Whisk the eggs, sugar and vanilla paste for about 10-12mins until pale and fluffy.
Sieve the flour lightly over the mixture and gently fold in using a large metal spoon. I turn the bowl at the same time as I fold until I can’t see anymore flour. Go gently as you don’t want to knock out all of the air you’ve whisked in.
Pour the mixture into the prepared tin and bake for 12-15mins. Aga – baking oven – on top of the cool tray for 12mins on the middle shelf, turn the sponge around halfway through. Roasting oven – bake under the cool tray for 12mins and again turning round halfway through. The sponge should be golden and springy to the touch.

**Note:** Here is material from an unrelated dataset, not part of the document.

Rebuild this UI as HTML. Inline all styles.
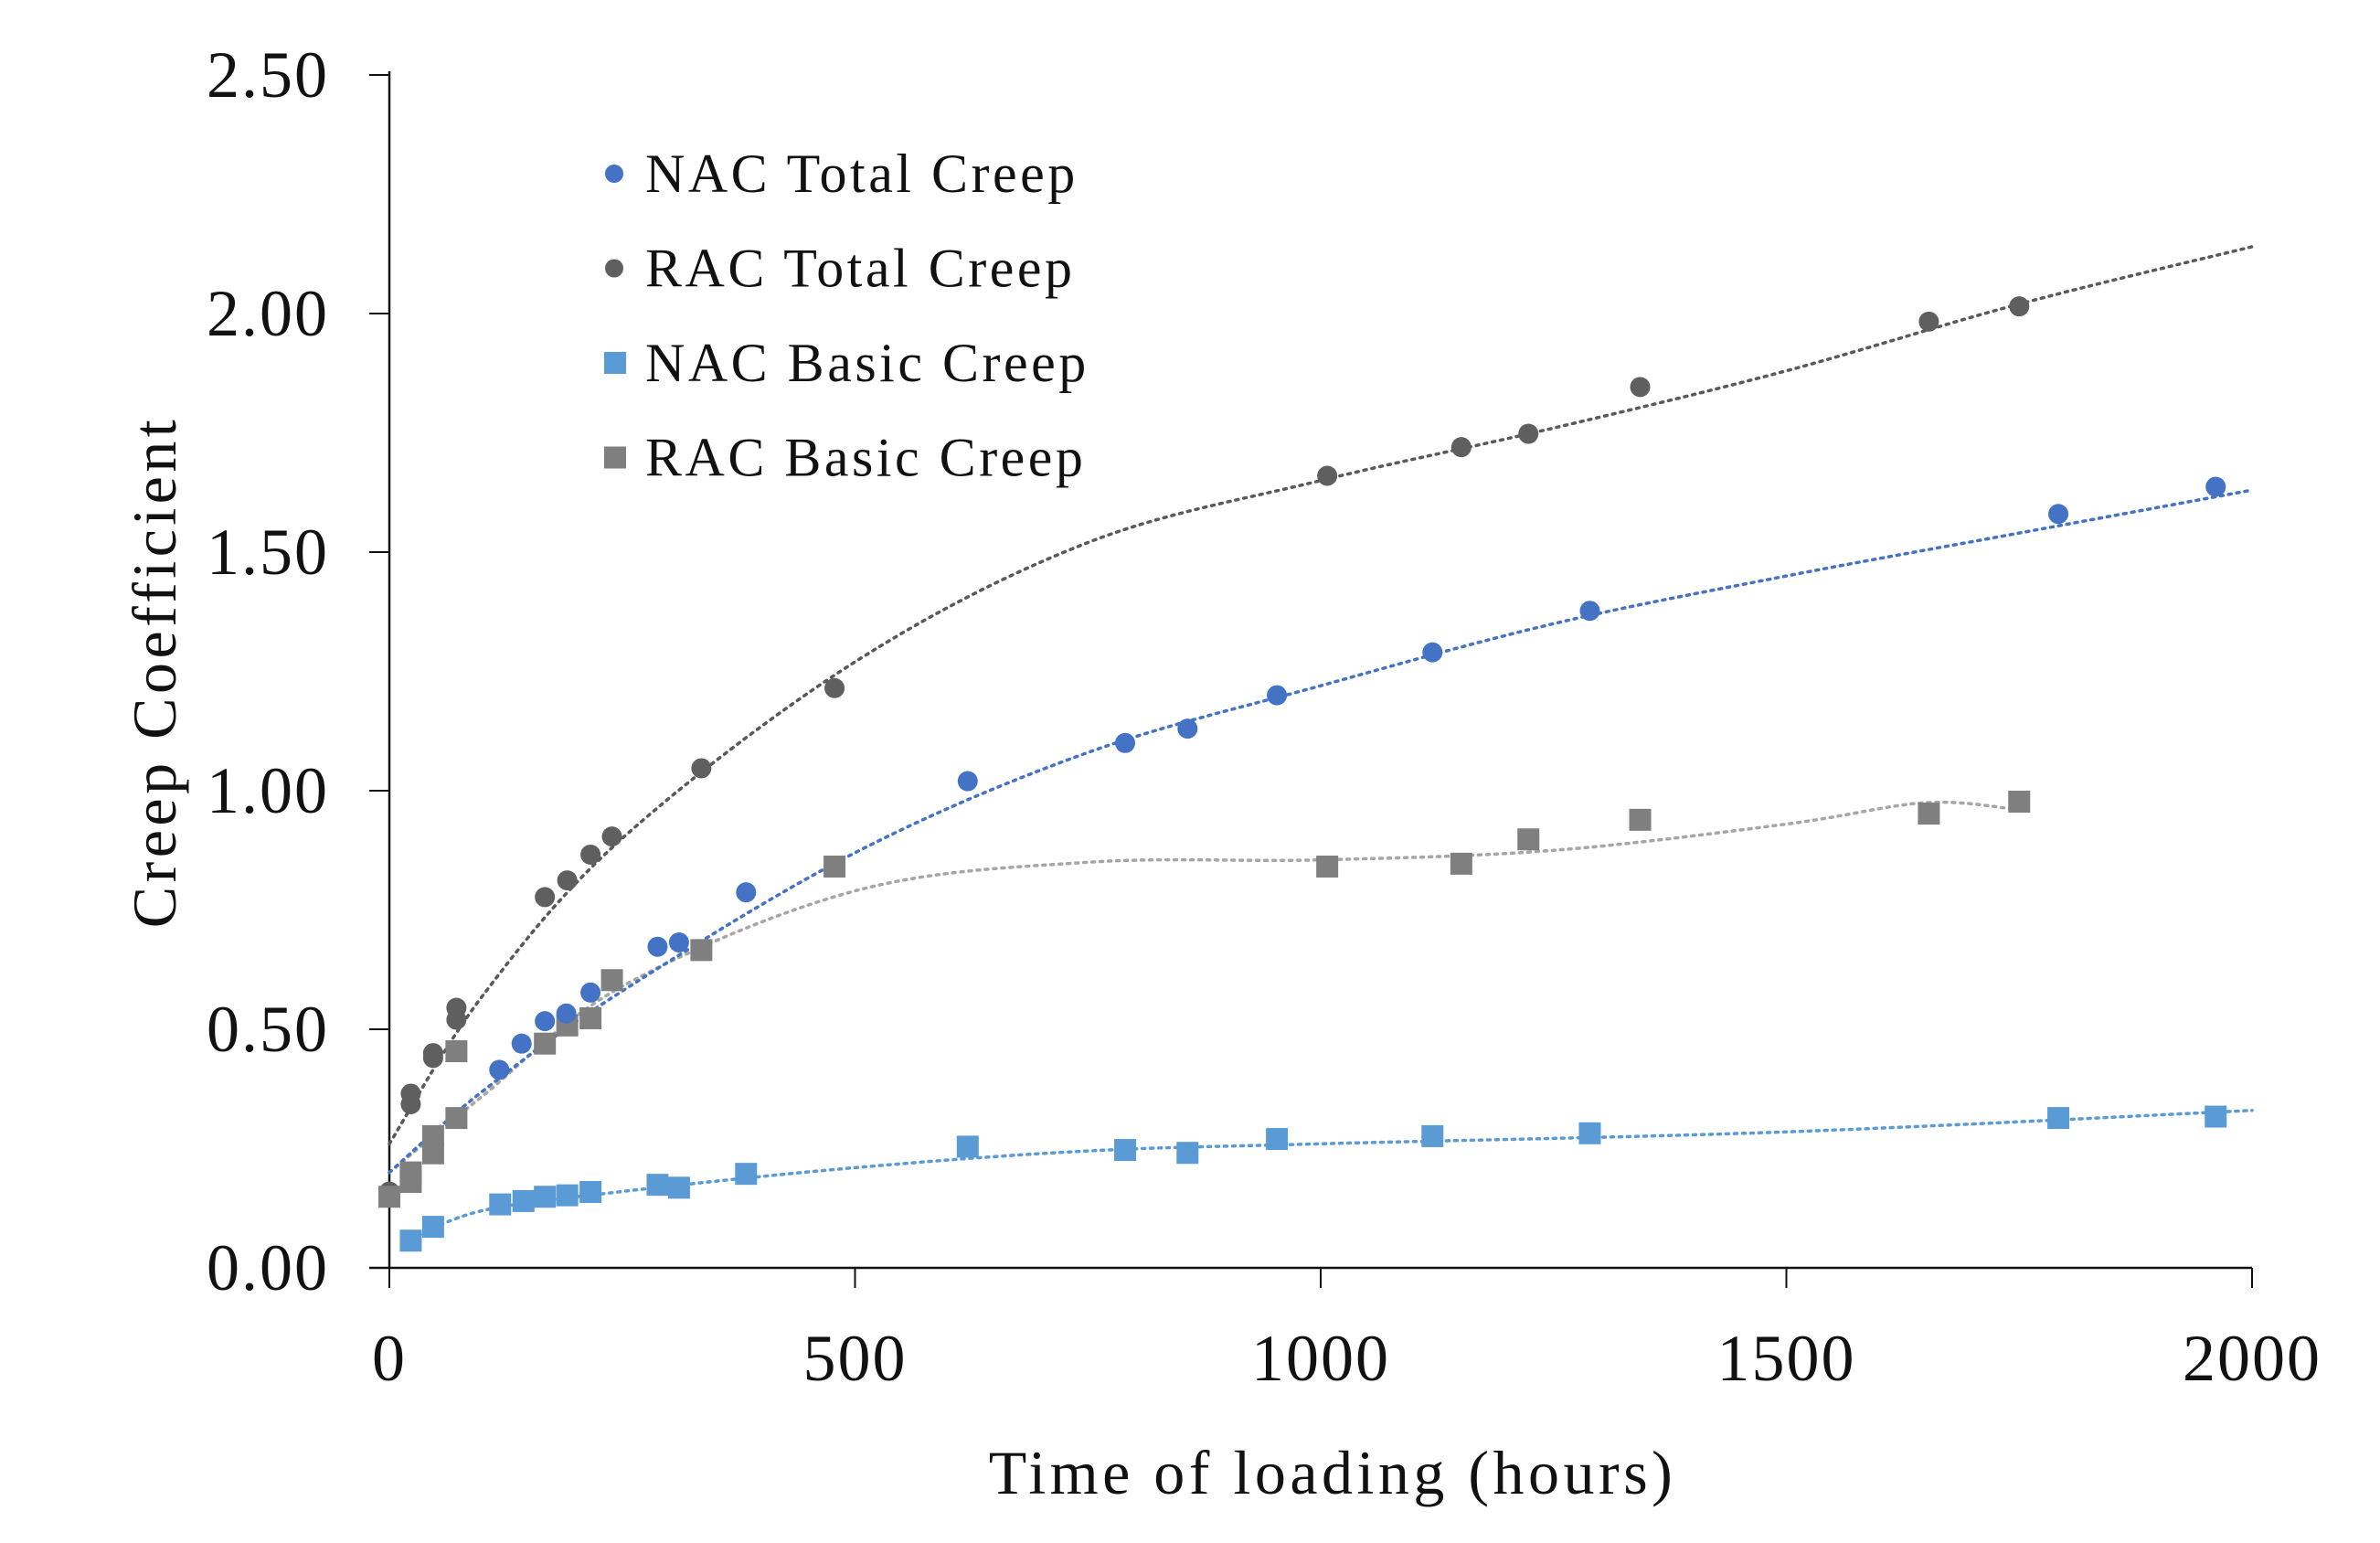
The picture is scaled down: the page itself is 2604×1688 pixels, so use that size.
<!DOCTYPE html>
<html><head><meta charset="utf-8"><style>
html,body{margin:0;padding:0;background:#fff;}
svg{display:block;}
text{font-family:"Liberation Serif",serif;fill:#111;}
</style></head><body>
<svg id="chart" width="2604" height="1688" viewBox="0 0 2604 1688" xmlns="http://www.w3.org/2000/svg">
<g id="grid"></g>
<g id="trends"></g>
<g id="marks"></g>
<g id="legend"></g>
<text x="0" y="0" font-size="68" letter-spacing="4.5" text-anchor="middle" transform="translate(192,735) rotate(-90)">Creep Coefficient</text>
<text x="1458" y="1634" font-size="68" letter-spacing="4.5" text-anchor="middle">Time of  loading (hours)</text>
</svg>
<script>
const xTicks=[0,500,1000,1500,2000];
const yTicks=[0,0.5,1,1.5,2,2.5];
const yTickLabels=["0.00","0.50","1.00","1.50","2.00","2.50"];
const seriesNames=["NAC Total Creep","RAC Total Creep","NAC Basic Creep","RAC Basic Creep"];
const nacTotalX=[118,142,167,190,216,288,311,383,621,790,857,953,1120,1289,1792,1961];
const nacTotalY=[0.415,0.47,0.517,0.533,0.577,0.673,0.682,0.787,1.02,1.10,1.13,1.20,1.29,1.377,1.58,1.637];
const racTotalX=[0,23,23,47,47,72,72,167,191,216,239,335,478,1007,1151,1223,1343,1653,1750];
const racTotalY=[0.16,0.365,0.343,0.44,0.45,0.545,0.52,0.777,0.812,0.866,0.904,1.047,1.215,1.66,1.72,1.748,1.846,1.983,2.015];
const nacBasicX=[23,47,119,144,167,191,216,288,311,383,621,790,857,953,1120,1289,1792,1961];
const nacBasicY=[0.057,0.086,0.133,0.14,0.149,0.152,0.159,0.174,0.168,0.197,0.254,0.247,0.241,0.27,0.276,0.282,0.314,0.317];
const racBasicX=[0,23,23,47,47,72,72,167,191,216,239,335,478,1007,1151,1223,1343,1653,1750];
const racBasicY=[0.149,0.18,0.2,0.24,0.276,0.314,0.454,0.47,0.508,0.523,0.603,0.666,0.841,0.841,0.847,0.898,0.939,0.952,0.977];
const racTotalTrendX=[0,100,250,500,750,1000,1250,1500,1750,2000];
const racTotalTrendY=[0.26,0.57,0.9,1.27,1.52,1.65,1.76,1.88,2.02,2.14];
const nacTotalTrendX=[0,100,250,500,750,1000,1250,1500,1750,2000];
const nacTotalTrendY=[0.2,0.37,0.58,0.87,1.08,1.22,1.35,1.45,1.54,1.63];
const nacBasicTrendX=[23,100,250,500,750,1000,1500,2000];
const nacBasicTrendY=[0.06,0.12,0.16,0.21,0.245,0.26,0.285,0.33];
const racBasicTrendX=[0,100,250,500,750,1000,1250,1500,1650,1750];
const racBasicTrendY=[0.2,0.36,0.59,0.79,0.85,0.855,0.875,0.93,0.975,0.96];

const NS="http://www.w3.org/2000/svg";
const X0=426,X1=2464,Y0=1387,Y1=82;
function sx(v){return X0+(v-0)/(2000-0)*(X1-X0);}
function sy(v){return Y0-(v-0)/(2.5-0)*(Y0-Y1);}
function mk(tag,attrs,parent){const e=document.createElementNS(NS,tag);for(const k in attrs)e.setAttribute(k,attrs[k]);parent.appendChild(e);return e;}
const grid=document.getElementById('grid'),trends=document.getElementById('trends'),marks=document.getElementById('marks'),legend=document.getElementById('legend');

let ax=mk('line',{x1:X0,y1:Y1-4,x2:X0,y2:Y0,stroke:'#111','stroke-width':2.5},grid);


let bx=mk('line',{x1:X0-22,y1:Y0,x2:X1,y2:Y0,stroke:'#111','stroke-width':2.5},grid);


yTicks.forEach((v,i)=>{
  const t=mk('line',{x1:X0-22,y1:sy(v),x2:X0,y2:sy(v),stroke:'#111','stroke-width':2},grid);
  
  
  const l=mk('text',{x:360,y:sy(v)+24,'font-size':72,'letter-spacing':2,'text-anchor':'end'},grid);
  l.textContent=yTickLabels[i];
  
  
});
xTicks.forEach(v=>{
  const t=mk('line',{x1:sx(v),y1:Y0,x2:sx(v),y2:Y0+22,stroke:'#111','stroke-width':2},grid);
  
  
  const l=mk('text',{x:sx(v),y:1510,'font-size':72,'letter-spacing':2,'text-anchor':'middle'},grid);
  l.textContent=String(v);
  
  
});

function smooth(xs,ys){
  const p=xs.map((x,i)=>[sx(x),sy(ys[i])]);
  let d='M'+p[0][0]+','+p[0][1];
  for(let i=0;i<p.length-1;i++){
    const p0=p[i-1]||p[i],p1=p[i],p2=p[i+1],p3=p[i+2]||p2;
    const c1=[p1[0]+(p2[0]-p0[0])/6,p1[1]+(p2[1]-p0[1])/6];
    const c2=[p2[0]-(p3[0]-p1[0])/6,p2[1]-(p3[1]-p1[1])/6];
    d+=' C'+c1[0]+','+c1[1]+' '+c2[0]+','+c2[1]+' '+p2[0]+','+p2[1];
  }
  return d;
}
function trend(xs,ys,color,name){
  const p=mk('path',{d:smooth(xs,ys),fill:'none',stroke:color,'stroke-width':3.5,'stroke-dasharray':'3 6','stroke-linecap':'round'},trends);
  
  
}
trend(racBasicTrendX,racBasicTrendY,'#a6a6a6','rac-basic-trendline');
trend(nacBasicTrendX,nacBasicTrendY,'#5b9bd5','nac-basic-trendline');
trend(racTotalTrendX,racTotalTrendY,'#595959','rac-total-trendline');
trend(nacTotalTrendX,nacTotalTrendY,'#4472c4','nac-total-trendline');

function circles(xs,ys,color,name){
  xs.forEach((x,i)=>{
    const c=mk('circle',{cx:sx(x),cy:sy(ys[i]),r:11,fill:color},marks);
    
    
  });
}
function squares(xs,ys,color,name){
  xs.forEach((x,i)=>{
    const r=mk('rect',{x:sx(x)-12,y:sy(ys[i])-12,width:24,height:24,fill:color},marks);
    
    
  });
}
circles(racTotalX,racTotalY,'#5f5f5f','rac-total-point');
squares(racBasicX,racBasicY,'#7f7f7f','rac-basic-point');
squares(nacBasicX,nacBasicY,'#5b9bd5','nac-basic-point');
circles(nacTotalX,nacTotalY,'#4472c4','nac-total-point');

const legColors=['#4472c4','#5f5f5f','#5b9bd5','#7f7f7f'];
const legShapes=['c','c','s','s'];
seriesNames.forEach((n,i)=>{
  const y=190+i*103.5;
  let m;
  if(legShapes[i]==='c') m=mk('circle',{cx:672,cy:y,r:10,fill:legColors[i]},legend);
  else m=mk('rect',{x:661,y:y-12,width:24,height:24,fill:legColors[i]},legend);
  
  
  const t=mk('text',{x:706,y:y+20,'font-size':60,'letter-spacing':3.5},legend);
  t.textContent=n;
  
  
});
</script>
</body></html>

Place a sheet of baking parchment on the work surface and sprinkle it all over with caster sugar. Turn the warm sponge out on to the sugared paper and peel away the paper the sponge was baked on. Score a line about 5cm/2” all along the end you want to roll from, this makes it so much easier to roll but be very careful not to slice through completely. Starting at one end using the paper to help you, roll up the sponge, keep wrapped in the paper. Set aside to cool.
Lightly whip the cream and stir the melted chocolate through it.
Unroll the sponge, spread the jam all over it and then spread the cream on top. Roll again and keep wrapped in the paper until you want to serve it. This will last for 2 days if it’s wrapped up airtight. Just sprinkle with a little extra sugar before slicing.